Tina blames City Hall as much as the South Americans who now produce much of the heroin flooding into the city. “Unfortunately, the police have really gotten slashed,” she said. “It’s a manpower issue, and it falls on the mayor. There should be a millionaires tax. They should be charging all the developers for all the buildings they put up around here. There’s a lot of things they could be assessing them for.”
Maybe the city could legalize drugs and start taxing those, too. But would that jeopardize the livelihood of those in Windsor Terrace? “They’re lazy, and they don’t want to find a real job,” Ms. Brennan said. The bartender at Elora’s suggested that most of the guys chose to go into this line of work. She said one of them had money from his dad, who works in construction.
That did not mean being a dealer made any more sense. It was not exactly gainful employment, or a nice service sector job, at least in the eyes of one resident, a husky guy in a Yankees cap and and baggie jersey. “When you add it all up, the lawyers fees and the time in jail, right down to the suit you have to buy to go to court, because you will get caught, it’s no better than minimum wage,” he said. And perhaps he is right. But a job at McDonald’s, or even Elora’s, will not buy a Can-Am Spyder.
Some people say the block 17th Street between Prospect Park West and 8th Avenue remains hot, even after the arrests. When The Observer tried one of the dealer’s houses, where two women sat on the stoop, the older woman with scraggly grey hair replied, “He’s not home,” and made a zipping motion along her lips.

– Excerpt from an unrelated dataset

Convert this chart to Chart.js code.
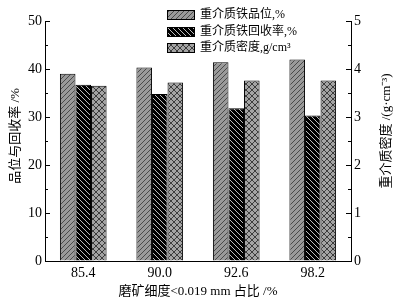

Across the street, three doors down from where RNR shot another one of his videos outside his own home, we rang the door bell at a nice redbrick Italianate place. Three ADP stickers were stuck to the first-floor window and a vulture statuette perched over the door. A women in her 20’s with daisies on her nails answered. “I’m not saying anything,” she told The Observer. “We have these urban people who move here in a daze and they just act so surprised, and so superior,” she said. Urban people? “Yeah, the new people, the yuppies.”